Just as koppie means ‘small hill’ in Afrikaans, so fynbos translates as ‘fine bush’. This describes the small, needle-like leaves found on plants making up much of the Cape’s flora and on those covering 7 Koppies, which fall specifically within the Boland Granite Fynbos zone.

‘There is no defined moment of being out of the garden and in nature,’ explains garden designer Franchesca Watson. ‘In the same way the series of courtyards around the building slowly lets you into the greater landscape, so the garden slowly lets you into the natural vegetation.’

The flow works both ways. A carpet of indigenous plants covers the Valley Suite in a roof garden that appears, in Franchesca’s words, ‘as if the mountain has flowed onto the roof’. While elements, like the kitchen garden, draw guests out of enclosed areas.

Walk through the raised beds, a moveable feast of produce, and they lead into a collection of fruit trees: plums, peaches, avocados, prickly pears, an olive tree or two and abundant citrus. Wander through the trees and they open onto a path heading towards a koppie behind the house.

The koppies define the property, not only in name. ‘It’s the land formation that makes this location unique,’ explains indigenous plant consultant Fiona Powrie, ‘and the stone and tree components come through strongly.’

As Fiona notes, there is a high percentage of trees for a fynbos area. The hilly outcrops shape what grows, offering enough protection for trees to thrive and encouraging a diversity of microhabitats because conditions differ on each slope.

‘Then there’s the interesting contrast between the rocky ridges and the adjoining land or the sandvlakte (sandy plains) running through the middle,’ adds Fiona. ‘It’s a vast area of really deep sands with Restio and Erica.’

Splaying out proudly on top of the koppies are prolific waaier aalwyns or fan aloes (Aloe plicatilis). The population is healthy, which is valuable in conservation terms as this variety only occurs on the block of mountain between Du Toitskloof and Franschhoek.

The same goes for two flowers: a rose-pink Burchell's sugarbush (Protea burchellii) and the pretty Bridesmaid (Serruria rosea), which is not to be confused with the Blushing Bride (Serruria florida). Though, it bears mentioning, these observations are entirely seasonal.

Fynbos responds to winter rains and growing peaks in spring, which means it’s showing at its best anywhere from the beginning of August to the end of October.
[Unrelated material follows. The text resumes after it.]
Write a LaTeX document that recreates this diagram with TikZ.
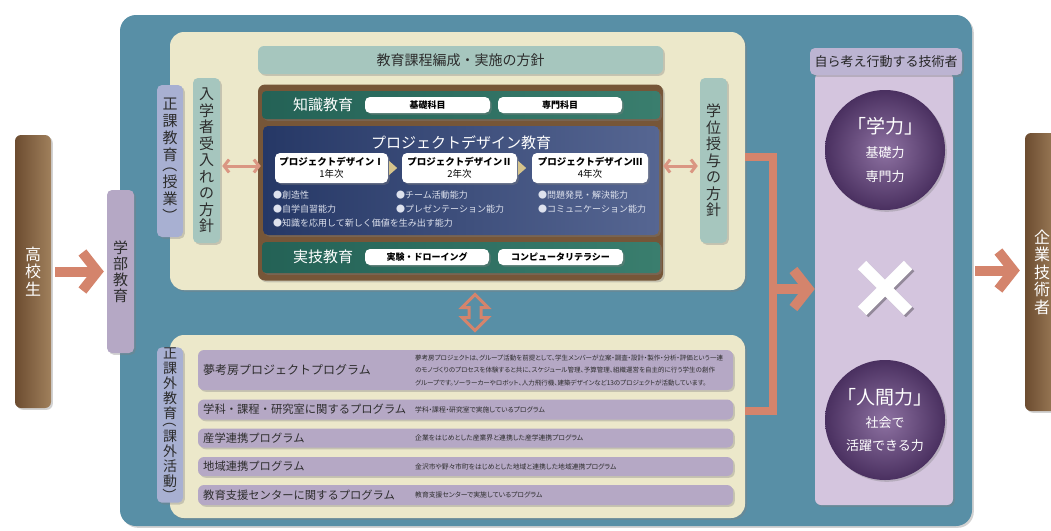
\documentclass[tikz,border=0pt]{standalone}
\usepackage{fontspec}
\usepackage{graphicx}
\setmainfont{Noto Sans CJK JP}
\newfontfamily\descfont[RawFeature=+palt]{Noto Sans CJK JP}
\usetikzlibrary{arrows.meta,shadows,calc}
\newcommand{\fsz}[2]{\fontsize{#1}{#2}\selectfont}
\newcommand{\vparo}{\rotatebox[origin=c]{-90}{（}}
\newcommand{\vparc}{\rotatebox[origin=c]{-90}{）}}
\definecolor{bgblue}{RGB}{88,143,166}
\definecolor{cream}{RGB}{236,232,202}
\definecolor{sage}{RGB}{166,198,190}
\definecolor{tabblue}{RGB}{168,176,210}
\definecolor{framec}{RGB}{118,86,56}
\definecolor{greenD}{RGB}{36,98,86}
\definecolor{greenL}{RGB}{58,126,110}
\definecolor{navyD}{RGB}{38,56,102}
\definecolor{navyL}{RGB}{86,102,146}
\definecolor{lav}{RGB}{181,168,197}
\definecolor{lavcol}{RGB}{212,197,222}
\definecolor{lablav}{RGB}{188,180,210}
\definecolor{brownD}{RGB}{108,76,48}
\definecolor{brownL}{RGB}{160,128,92}
\definecolor{salmon}{RGB}{212,132,108}
\definecolor{tanc}{RGB}{214,196,140}
\definecolor{purD}{RGB}{74,48,96}
\definecolor{purL}{RGB}{142,114,162}
\definecolor{txt}{RGB}{45,45,45}
\definecolor{bul}{RGB}{222,226,238}
\tikzset{
  sh/.style={drop shadow={opacity=0.35,shadow xshift=1.8pt,shadow yshift=-1.8pt}},
  panel/.style={rectangle, inner sep=0pt, sh},
  vtab/.style={panel, rounded corners=5pt, minimum width=27pt, align=center, text=txt},
  wbox/.style={panel, fill=white, rounded corners=5pt, minimum height=16pt, font=\bfseries\fsz{9}{9}, text=black},
  pdb/.style={panel, fill=white, rounded corners=5pt, minimum height=30pt, align=center, font=\bfseries\fsz{9.5}{12}, text=black},
  bult/.style={anchor=west, inner sep=0pt, font=\fsz{9}{9}, text=bul},
  rowb/.style={panel, fill=lav, rounded corners=6pt, minimum width=535pt},
  rowt/.style={anchor=west, inner sep=0pt, font=\fsz{11.3}{12}, text=txt},
  rowd/.style={anchor=west, inner sep=0pt, font=\descfont\fsz{6.8}{12}, text=txt, align=left},
  bigarr/.style={draw=salmon, line width=10pt, -{Straight Barb[length=15pt,width=38pt]}},
  smarr/.style={draw=salmon!85!white, line width=3pt, {Straight Barb[length=5pt,width=13pt]}-{Straight Barb[length=5pt,width=13pt]}},
  bracketline/.style={draw=salmon, line width=8pt}
}
\begin{document}
\begin{tikzpicture}[x=1pt,y=-1pt]
\useasboundingbox (0,0) rectangle (1051,530);
\fill[white] (0,0) rectangle (1051,530);

% main containers
\node[panel, fill=bgblue, rounded corners=16pt, minimum width=852pt, minimum height=511pt] (outer) at (546,270.5) {};
\node[panel, fill=cream, rounded corners=14pt, minimum width=575pt, minimum height=258pt] (topcream) at (457.5,161) {};
\node[panel, fill=cream, rounded corners=14pt, minimum width=575pt, minimum height=183pt] (botcream) at (457.5,426.5) {};

% side bars
\node[panel, rounded corners=6pt, left color=brownD, right color=brownL, minimum width=36pt, minimum height=273pt, align=center, text=white, font=\fsz{16}{17.5}] (kokosei) at (33,271.5) {高\\校\\生};
\node[vtab, fill=lav, minimum height=163pt, font=\fsz{15}{16}] (gakubu) at (120.5,271.5) {学\\部\\教\\育};
\node[panel, rounded corners=6pt, left color=brownD, right color=brownL, minimum width=34pt, minimum height=278pt, align=center, text=white, font=\fsz{16}{17.5}] (kigyo) at (1042,272) {企\\業\\技\\術\\者};

% upper block
\node[vtab, fill=tabblue, minimum width=26pt, minimum height=152pt, font=\fsz{15}{17}] (seika) at (170,161) {正\\課\\教\\育\\[-7pt]\vparo\\授\\業\\\vparc};
\node[vtab, fill=sage, minimum height=165pt, font=\fsz{15}{16.5}] (nyugaku) at (206.5,160.5) {入\\学\\者\\受\\入\\れ\\の\\方\\針};
\node[panel, fill=sage, rounded corners=6pt, minimum width=405pt, minimum height=28pt, font=\fsz{14}{14}, text=txt] (hoshin) at (460.5,60) {教育課程編成・実施の方針};
\node[panel, fill=framec, rounded corners=7pt, minimum width=405pt, minimum height=196pt] (frame) at (460.5,182.5) {};
\node[panel, rounded corners=4pt, left color=greenD, right color=greenL, minimum width=398pt, minimum height=28pt] (chishiki) at (461,105) {};
\node[inner sep=0pt, font=\fsz{15}{15}, text=white] (chtxt) at (323,105) {知識教育};
\node[wbox, minimum width=125pt] (kiso) at (427.5,105) {基礎科目};
\node[wbox, minimum width=124pt] (senmon) at (560,105) {専門科目};

\node[panel, rounded corners=5pt, left color=navyD, right color=navyL, minimum width=396pt, minimum height=109pt] (pdbox) at (461,180.5) {};
\node[inner sep=0pt, font=\fsz{15}{15}, text=white] (pdtitle) at (461,143) {プロジェクトデザイン教育};
\node[pdb, minimum width=113pt] (pd1) at (331.5,168) {プロジェクトデザインⅠ\\{\mdseries 1年次}};
\node[pdb, minimum width=115pt] (pd2) at (459.5,168) {プロジェクトデザインⅡ\\{\mdseries 2年次}};
\node[pdb, minimum width=116pt] (pd3) at (590,168) {プロジェクトデザインⅢ\\{\mdseries 4年次}};
\fill[tanc] ([xshift=1pt,yshift=7pt]pd1.east) -- ([xshift=9pt]pd1.east) -- ([xshift=1pt,yshift=-7pt]pd1.east) -- cycle;
\fill[tanc] ([xshift=1pt,yshift=7pt]pd2.east) -- ([xshift=9pt]pd2.east) -- ([xshift=1pt,yshift=-7pt]pd2.east) -- cycle;
\node[bult] (b1) at (273,195) {●創造性};
\node[bult] (b2) at (273,209) {●自学自習能力};
\node[bult] (b3) at (273,223) {●知識を応用して新しく価値を生み出す能力};
\node[bult] (b4) at (396,195) {●チーム活動能力};
\node[bult] (b5) at (396,209) {●プレゼンテーション能力};
\node[bult] (b6) at (538,195) {●問題発見・解決能力};
\node[bult] (b7) at (538,209) {●コミュニケーション能力};

\node[panel, rounded corners=4pt, left color=greenD, right color=greenL, minimum width=398pt, minimum height=31pt] (jitsugi) at (461,257.5) {};
\node[inner sep=0pt, font=\fsz{15}{15}, text=white] (jttxt) at (323,257) {実技教育};
\node[wbox, minimum width=124pt] (jikken) at (427,257) {実験・ドローイング};
\node[wbox, minimum width=125pt] (comp) at (560.5,257) {コンピュータリテラシー};

\node[vtab, fill=sage, minimum height=165pt, font=\fsz{15}{16.5}] (gakui) at (713.5,160.5) {学\\位\\授\\与\\の\\方\\針};

% lower block
\node[vtab, fill=tabblue, minimum width=26pt, minimum height=154pt, font=\fsz{14}{15}] (kagai) at (170,425) {正\\課\\外\\教\\育\\[-7pt]\vparo\\課\\外\\活\\動\\\vparc};
\node[rowb, minimum height=40pt] (r1) at (465.5,370) {};
\node[rowb, minimum height=20pt] (r2) at (465.5,409.5) {};
\node[rowb, minimum height=19pt] (r3) at (465.5,438) {};
\node[rowb, minimum height=19pt] (r4) at (465.5,466.5) {};
\node[rowb, minimum height=20pt] (r5) at (465.5,495) {};
\node[rowt, font=\fsz{12}{12}] (t1) at (203,370) {夢考房プロジェクトプログラム};
\node[rowt] (t2) at (203,409.5) {学科・課程・研究室に関するプログラム};
\node[rowt] (t3) at (203,438) {産学連携プログラム};
\node[rowt] (t4) at (203,466.5) {地域連携プログラム};
\node[rowt] (t5) at (203,495) {教育支援センターに関するプログラム};
\node[rowd, font=\descfont\fsz{6.5}{12.5}] (d1) at (415,370.5) {夢考房プロジェクトは、グループ活動を前提として、学生メンバーが立案・調査・設計・製作・分析・評価という一連\\のモノづくりのプロセスを体験すると共に、スケジュール管理、予算管理、組織運営を自主的に行う学生の創作\\グループです。ソーラーカーやロボット、人力飛行機、建築デザインなど13のプロジェクトが活動しています。};
\node[rowd] (d2) at (415,409.5) {学科・課程・研究室で実施しているプログラム};
\node[rowd] (d3) at (415,438) {企業をはじめとした産業界と連携した産学連携プログラム};
\node[rowd] (d4) at (415,466.5) {金沢市や野々市町をはじめとした地域と連携した地域連携プログラム};
\node[rowd] (d5) at (415,495) {教育支援センターで実施しているプログラム};

% right column
\node[panel, fill=lavcol, rounded corners=6pt, minimum width=138pt, minimum height=432pt] (column) at (884,289) {};
\node[panel, fill=lablav, rounded corners=5pt, minimum width=152pt, minimum height=27pt, font=\fsz{13}{13}, text=black!85] (jiko) at (886,61.5) {自ら考え行動する技術者};
\node[circle, sh, inner sep=0pt, minimum size=120pt, inner color=purL, outer color=purD, text=white, align=center, font=\fsz{13}{24}] (gakuryoku) at (885,150) {{\fsz{19}{24}「学力」}\\基礎力\\専門力};
\node[circle, sh, inner sep=0pt, minimum size=120pt, inner color=purL, outer color=purD, text=white, align=center, font=\fsz{13}{23}] (ningen) at (885,420) {{\fsz{19}{23}「人間力」}\\社会で\\活躍できる力};
\coordinate (xmark) at (885,288);
\draw[black, opacity=0.3, line width=12pt] ($(xmark)+(-21,-21)$) -- ($(xmark)+(25,25)$);
\draw[black, opacity=0.3, line width=12pt] ($(xmark)+(25,-21)$) -- ($(xmark)+(-21,25)$);
\draw[white, line width=12pt] ($(xmark)+(-23,-23)$) -- ($(xmark)+(23,23)$);
\draw[white, line width=12pt] ($(xmark)+(23,-23)$) -- ($(xmark)+(-23,23)$);

% connectors
\draw[bigarr, shorten <=4pt, shorten >=3pt] (kokosei) -- (gakubu);
\draw[bigarr, shorten <=3pt, shorten >=5pt] (outer.east) -- (outer.east -| kigyo.west);
\draw[smarr, shorten <=2pt, shorten >=2pt] ([yshift=-5.5pt]nyugaku.east) -- ([yshift=14.5pt]pdbox.west);
\draw[smarr, shorten <=4pt, shorten >=2pt] ([yshift=14.5pt]pdbox.east) -- ([yshift=-5.5pt]gakui.west);
\draw[bracketline] ([yshift=4pt]topcream.east) -- ++(28,0) |- ([yshift=16pt]botcream.east);
\coordinate (bk) at (773,289);
\draw[bigarr] (bk) -- (column.west |- bk);
\coordinate (va) at ($(topcream.south)!0.5!(botcream.north)+(17.5,0)$);
\draw[salmon, line width=3pt, line join=miter] ($(va)+(0,-18)$) -- ($(va)+(13,-5)$) -- ($(va)+(6,-5)$) -- ($(va)+(6,5)$) -- ($(va)+(13,5)$) -- ($(va)+(0,18)$) -- ($(va)+(-13,5)$) -- ($(va)+(-6,5)$) -- ($(va)+(-6,-5)$) -- ($(va)+(-13,-5)$) -- cycle;
\end{tikzpicture}
\end{document}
Under harsh summer sun the plants are largely dormant and the land takes on a starker silhouette.

When tasked with ‘What does the land taste like?’ foraging expert Roushanna Gray identified pungent wild rosemary and the scent of renosterbos in winter: ‘beautiful honey tones with pine and menthol, which come out quite intensely when everything is lush and wet.’

Roushanna also reported a buchu with delicate leaves that’s related to the citrus family. It is more easily seen in spring, when bees are active around the blossoms. In early spring the coral trees (Erythrina Lysistemon) Franchesca planted are in bloom with red flowers too.

These findings are a reminder that any experience of 7 Koppies is one moment in a cycle of seasonal transformation and each visit a rediscovery of the environment as it shifts in fragrance, flavour, colour and texture.